§ **What you need to do**:
Copy out the data exactly, leaving the pictures behind.

## START

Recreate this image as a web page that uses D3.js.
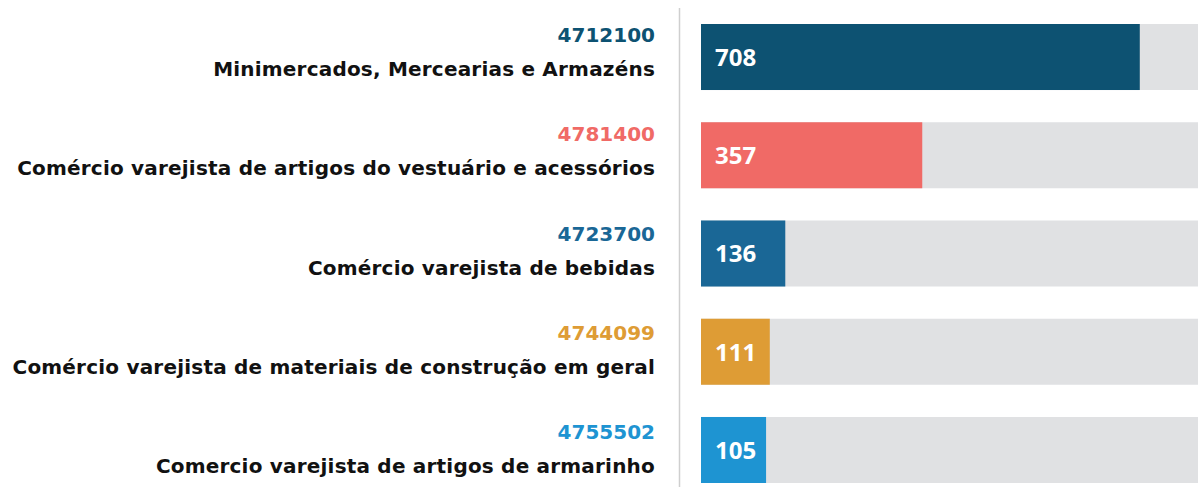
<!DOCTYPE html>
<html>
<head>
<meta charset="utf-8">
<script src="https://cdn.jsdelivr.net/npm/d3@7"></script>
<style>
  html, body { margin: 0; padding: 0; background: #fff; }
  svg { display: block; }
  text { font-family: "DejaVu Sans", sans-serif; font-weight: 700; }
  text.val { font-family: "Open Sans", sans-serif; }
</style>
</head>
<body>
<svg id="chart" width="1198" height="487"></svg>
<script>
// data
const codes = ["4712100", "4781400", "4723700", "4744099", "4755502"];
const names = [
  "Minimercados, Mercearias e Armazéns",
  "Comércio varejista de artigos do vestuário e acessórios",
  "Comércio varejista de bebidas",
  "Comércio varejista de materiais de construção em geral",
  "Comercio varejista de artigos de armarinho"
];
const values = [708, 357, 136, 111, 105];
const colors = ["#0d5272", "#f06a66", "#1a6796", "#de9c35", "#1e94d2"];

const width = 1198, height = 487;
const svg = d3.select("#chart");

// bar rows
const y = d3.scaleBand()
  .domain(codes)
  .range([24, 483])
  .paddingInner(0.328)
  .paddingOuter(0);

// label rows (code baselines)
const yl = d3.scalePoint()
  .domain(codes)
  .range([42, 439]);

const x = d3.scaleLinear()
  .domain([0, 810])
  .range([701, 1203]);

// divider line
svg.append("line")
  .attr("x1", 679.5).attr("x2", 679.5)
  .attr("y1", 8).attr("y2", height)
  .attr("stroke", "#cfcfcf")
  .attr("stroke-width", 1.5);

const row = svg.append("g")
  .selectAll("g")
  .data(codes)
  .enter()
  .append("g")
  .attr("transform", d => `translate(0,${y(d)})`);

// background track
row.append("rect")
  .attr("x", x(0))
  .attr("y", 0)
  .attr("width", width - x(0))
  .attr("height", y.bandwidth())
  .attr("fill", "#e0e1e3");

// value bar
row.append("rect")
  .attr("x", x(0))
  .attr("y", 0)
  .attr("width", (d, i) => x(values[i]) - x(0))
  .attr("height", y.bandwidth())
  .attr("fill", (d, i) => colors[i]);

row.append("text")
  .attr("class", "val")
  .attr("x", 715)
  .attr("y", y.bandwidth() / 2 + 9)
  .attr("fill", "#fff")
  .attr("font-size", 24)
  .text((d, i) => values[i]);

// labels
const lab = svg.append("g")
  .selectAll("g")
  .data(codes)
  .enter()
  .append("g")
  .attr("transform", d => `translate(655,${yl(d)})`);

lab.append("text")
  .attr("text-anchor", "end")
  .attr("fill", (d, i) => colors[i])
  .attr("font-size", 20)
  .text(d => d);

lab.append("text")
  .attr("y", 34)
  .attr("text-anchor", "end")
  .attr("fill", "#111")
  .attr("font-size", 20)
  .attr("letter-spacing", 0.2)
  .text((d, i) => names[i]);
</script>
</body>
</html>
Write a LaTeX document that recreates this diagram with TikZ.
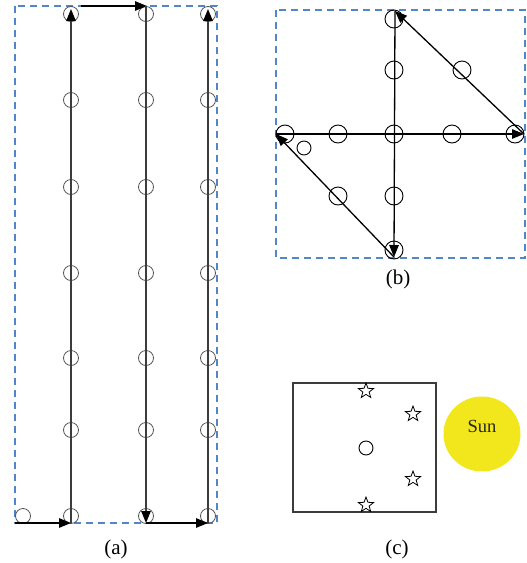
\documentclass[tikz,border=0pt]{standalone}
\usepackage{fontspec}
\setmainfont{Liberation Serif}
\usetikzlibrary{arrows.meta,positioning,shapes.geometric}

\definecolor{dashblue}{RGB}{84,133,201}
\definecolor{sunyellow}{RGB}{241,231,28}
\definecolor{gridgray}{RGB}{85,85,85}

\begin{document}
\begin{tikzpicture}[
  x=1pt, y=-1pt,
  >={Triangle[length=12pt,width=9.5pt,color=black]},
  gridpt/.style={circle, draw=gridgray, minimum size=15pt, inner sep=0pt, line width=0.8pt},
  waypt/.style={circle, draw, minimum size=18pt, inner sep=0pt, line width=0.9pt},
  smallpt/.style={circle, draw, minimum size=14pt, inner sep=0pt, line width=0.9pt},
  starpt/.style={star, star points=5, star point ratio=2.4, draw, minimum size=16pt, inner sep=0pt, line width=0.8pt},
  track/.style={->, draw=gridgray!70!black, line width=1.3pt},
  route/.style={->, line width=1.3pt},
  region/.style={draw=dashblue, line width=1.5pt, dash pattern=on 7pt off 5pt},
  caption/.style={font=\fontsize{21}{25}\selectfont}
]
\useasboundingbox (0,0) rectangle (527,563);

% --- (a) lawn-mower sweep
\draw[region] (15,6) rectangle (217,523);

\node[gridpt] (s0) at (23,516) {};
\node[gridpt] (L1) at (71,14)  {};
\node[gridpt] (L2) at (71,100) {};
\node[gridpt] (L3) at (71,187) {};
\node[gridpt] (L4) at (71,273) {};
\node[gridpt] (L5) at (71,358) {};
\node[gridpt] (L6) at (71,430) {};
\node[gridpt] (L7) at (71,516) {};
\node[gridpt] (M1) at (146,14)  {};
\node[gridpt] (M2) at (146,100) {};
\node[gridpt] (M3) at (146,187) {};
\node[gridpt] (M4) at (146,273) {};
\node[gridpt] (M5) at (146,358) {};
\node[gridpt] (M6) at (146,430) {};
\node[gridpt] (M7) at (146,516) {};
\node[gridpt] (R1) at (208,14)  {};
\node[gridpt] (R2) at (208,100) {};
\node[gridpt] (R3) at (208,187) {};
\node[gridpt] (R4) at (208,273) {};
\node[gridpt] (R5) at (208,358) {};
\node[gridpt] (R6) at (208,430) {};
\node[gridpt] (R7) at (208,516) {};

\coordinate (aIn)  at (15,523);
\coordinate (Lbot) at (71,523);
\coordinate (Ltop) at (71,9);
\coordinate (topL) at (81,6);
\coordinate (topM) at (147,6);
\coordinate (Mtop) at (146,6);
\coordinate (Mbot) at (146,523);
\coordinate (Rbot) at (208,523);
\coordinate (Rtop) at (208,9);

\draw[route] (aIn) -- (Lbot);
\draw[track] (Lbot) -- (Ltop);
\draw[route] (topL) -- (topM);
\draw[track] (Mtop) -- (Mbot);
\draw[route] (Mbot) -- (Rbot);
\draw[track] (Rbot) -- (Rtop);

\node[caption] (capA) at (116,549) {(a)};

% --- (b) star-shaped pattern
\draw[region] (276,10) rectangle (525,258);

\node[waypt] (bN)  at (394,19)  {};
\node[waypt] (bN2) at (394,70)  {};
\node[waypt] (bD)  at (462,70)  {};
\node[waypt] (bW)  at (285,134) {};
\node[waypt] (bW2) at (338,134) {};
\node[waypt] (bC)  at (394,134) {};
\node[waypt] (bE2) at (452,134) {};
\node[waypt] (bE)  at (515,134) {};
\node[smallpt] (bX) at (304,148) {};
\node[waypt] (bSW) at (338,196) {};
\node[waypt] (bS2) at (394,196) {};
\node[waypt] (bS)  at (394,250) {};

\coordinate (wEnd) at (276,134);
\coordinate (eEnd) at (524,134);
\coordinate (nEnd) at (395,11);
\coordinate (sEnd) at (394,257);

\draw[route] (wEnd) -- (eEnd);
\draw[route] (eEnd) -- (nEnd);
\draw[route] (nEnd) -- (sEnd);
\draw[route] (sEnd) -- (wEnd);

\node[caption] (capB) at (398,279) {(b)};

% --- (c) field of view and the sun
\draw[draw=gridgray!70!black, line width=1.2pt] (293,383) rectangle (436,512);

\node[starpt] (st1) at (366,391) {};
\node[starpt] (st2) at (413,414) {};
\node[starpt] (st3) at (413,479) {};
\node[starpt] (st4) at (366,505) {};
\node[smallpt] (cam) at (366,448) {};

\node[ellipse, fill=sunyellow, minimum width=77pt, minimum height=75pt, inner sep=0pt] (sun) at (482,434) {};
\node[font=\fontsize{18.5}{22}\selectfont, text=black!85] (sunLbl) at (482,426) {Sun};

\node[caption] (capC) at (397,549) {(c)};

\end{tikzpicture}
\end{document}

## END

§ **Response below**:
Recreate this image as a web page that uses D3.js.
<!DOCTYPE html>
<html>
<head>
<meta charset="utf-8">
<script src="https://cdn.jsdelivr.net/npm/d3@7"></script>
<style>
  html, body { margin: 0; padding: 0; background: #fff; }
  svg { display: block; }
  text { font-family: "DejaVu Sans", sans-serif; font-weight: 700; }
  text.val { font-family: "Open Sans", sans-serif; }
</style>
</head>
<body>
<svg id="chart" width="1198" height="487"></svg>
<script>
// data
const codes = ["4712100", "4781400", "4723700", "4744099", "4755502"];
const names = [
  "Minimercados, Mercearias e Armazéns",
  "Comércio varejista de artigos do vestuário e acessórios",
  "Comércio varejista de bebidas",
  "Comércio varejista de materiais de construção em geral",
  "Comercio varejista de artigos de armarinho"
];
const values = [708, 357, 136, 111, 105];
const colors = ["#0d5272", "#f06a66", "#1a6796", "#de9c35", "#1e94d2"];

const width = 1198, height = 487;
const svg = d3.select("#chart");

// bar rows
const y = d3.scaleBand()
  .domain(codes)
  .range([24, 483])
  .paddingInner(0.328)
  .paddingOuter(0);

// label rows (code baselines)
const yl = d3.scalePoint()
  .domain(codes)
  .range([42, 439]);

const x = d3.scaleLinear()
  .domain([0, 810])
  .range([701, 1203]);

// divider line
svg.append("line")
  .attr("x1", 679.5).attr("x2", 679.5)
  .attr("y1", 8).attr("y2", height)
  .attr("stroke", "#cfcfcf")
  .attr("stroke-width", 1.5);

const row = svg.append("g")
  .selectAll("g")
  .data(codes)
  .enter()
  .append("g")
  .attr("transform", d => `translate(0,${y(d)})`);

// background track
row.append("rect")
  .attr("x", x(0))
  .attr("y", 0)
  .attr("width", width - x(0))
  .attr("height", y.bandwidth())
  .attr("fill", "#e0e1e3");

// value bar
row.append("rect")
  .attr("x", x(0))
  .attr("y", 0)
  .attr("width", (d, i) => x(values[i]) - x(0))
  .attr("height", y.bandwidth())
  .attr("fill", (d, i) => colors[i]);

row.append("text")
  .attr("class", "val")
  .attr("x", 715)
  .attr("y", y.bandwidth() / 2 + 9)
  .attr("fill", "#fff")
  .attr("font-size", 24)
  .text((d, i) => values[i]);

// labels
const lab = svg.append("g")
  .selectAll("g")
  .data(codes)
  .enter()
  .append("g")
  .attr("transform", d => `translate(655,${yl(d)})`);

lab.append("text")
  .attr("text-anchor", "end")
  .attr("fill", (d, i) => colors[i])
  .attr("font-size", 20)
  .text(d => d);

lab.append("text")
  .attr("y", 34)
  .attr("text-anchor", "end")
  .attr("fill", "#111")
  .attr("font-size", 20)
  .attr("letter-spacing", 0.2)
  .text((d, i) => names[i]);
</script>
</body>
</html>
Write a LaTeX document that recreates this diagram with TikZ.
\documentclass[tikz,border=0pt]{standalone}
\usepackage{fontspec}
\setmainfont{Liberation Serif}
\usetikzlibrary{arrows.meta,positioning,shapes.geometric}

\definecolor{dashblue}{RGB}{84,133,201}
\definecolor{sunyellow}{RGB}{241,231,28}
\definecolor{gridgray}{RGB}{85,85,85}

\begin{document}
\begin{tikzpicture}[
  x=1pt, y=-1pt,
  >={Triangle[length=12pt,width=9.5pt,color=black]},
  gridpt/.style={circle, draw=gridgray, minimum size=15pt, inner sep=0pt, line width=0.8pt},
  waypt/.style={circle, draw, minimum size=18pt, inner sep=0pt, line width=0.9pt},
  smallpt/.style={circle, draw, minimum size=14pt, inner sep=0pt, line width=0.9pt},
  starpt/.style={star, star points=5, star point ratio=2.4, draw, minimum size=16pt, inner sep=0pt, line width=0.8pt},
  track/.style={->, draw=gridgray!70!black, line width=1.3pt},
  route/.style={->, line width=1.3pt},
  region/.style={draw=dashblue, line width=1.5pt, dash pattern=on 7pt off 5pt},
  caption/.style={font=\fontsize{21}{25}\selectfont}
]
\useasboundingbox (0,0) rectangle (527,563);

% --- (a) lawn-mower sweep
\draw[region] (15,6) rectangle (217,523);

\node[gridpt] (s0) at (23,516) {};
\node[gridpt] (L1) at (71,14)  {};
\node[gridpt] (L2) at (71,100) {};
\node[gridpt] (L3) at (71,187) {};
\node[gridpt] (L4) at (71,273) {};
\node[gridpt] (L5) at (71,358) {};
\node[gridpt] (L6) at (71,430) {};
\node[gridpt] (L7) at (71,516) {};
\node[gridpt] (M1) at (146,14)  {};
\node[gridpt] (M2) at (146,100) {};
\node[gridpt] (M3) at (146,187) {};
\node[gridpt] (M4) at (146,273) {};
\node[gridpt] (M5) at (146,358) {};
\node[gridpt] (M6) at (146,430) {};
\node[gridpt] (M7) at (146,516) {};
\node[gridpt] (R1) at (208,14)  {};
\node[gridpt] (R2) at (208,100) {};
\node[gridpt] (R3) at (208,187) {};
\node[gridpt] (R4) at (208,273) {};
\node[gridpt] (R5) at (208,358) {};
\node[gridpt] (R6) at (208,430) {};
\node[gridpt] (R7) at (208,516) {};

\coordinate (aIn)  at (15,523);
\coordinate (Lbot) at (71,523);
\coordinate (Ltop) at (71,9);
\coordinate (topL) at (81,6);
\coordinate (topM) at (147,6);
\coordinate (Mtop) at (146,6);
\coordinate (Mbot) at (146,523);
\coordinate (Rbot) at (208,523);
\coordinate (Rtop) at (208,9);

\draw[route] (aIn) -- (Lbot);
\draw[track] (Lbot) -- (Ltop);
\draw[route] (topL) -- (topM);
\draw[track] (Mtop) -- (Mbot);
\draw[route] (Mbot) -- (Rbot);
\draw[track] (Rbot) -- (Rtop);

\node[caption] (capA) at (116,549) {(a)};

% --- (b) star-shaped pattern
\draw[region] (276,10) rectangle (525,258);

\node[waypt] (bN)  at (394,19)  {};
\node[waypt] (bN2) at (394,70)  {};
\node[waypt] (bD)  at (462,70)  {};
\node[waypt] (bW)  at (285,134) {};
\node[waypt] (bW2) at (338,134) {};
\node[waypt] (bC)  at (394,134) {};
\node[waypt] (bE2) at (452,134) {};
\node[waypt] (bE)  at (515,134) {};
\node[smallpt] (bX) at (304,148) {};
\node[waypt] (bSW) at (338,196) {};
\node[waypt] (bS2) at (394,196) {};
\node[waypt] (bS)  at (394,250) {};

\coordinate (wEnd) at (276,134);
\coordinate (eEnd) at (524,134);
\coordinate (nEnd) at (395,11);
\coordinate (sEnd) at (394,257);

\draw[route] (wEnd) -- (eEnd);
\draw[route] (eEnd) -- (nEnd);
\draw[route] (nEnd) -- (sEnd);
\draw[route] (sEnd) -- (wEnd);

\node[caption] (capB) at (398,279) {(b)};

% --- (c) field of view and the sun
\draw[draw=gridgray!70!black, line width=1.2pt] (293,383) rectangle (436,512);

\node[starpt] (st1) at (366,391) {};
\node[starpt] (st2) at (413,414) {};
\node[starpt] (st3) at (413,479) {};
\node[starpt] (st4) at (366,505) {};
\node[smallpt] (cam) at (366,448) {};

\node[ellipse, fill=sunyellow, minimum width=77pt, minimum height=75pt, inner sep=0pt] (sun) at (482,434) {};
\node[font=\fontsize{18.5}{22}\selectfont, text=black!85] (sunLbl) at (482,426) {Sun};

\node[caption] (capC) at (397,549) {(c)};

\end{tikzpicture}
\end{document}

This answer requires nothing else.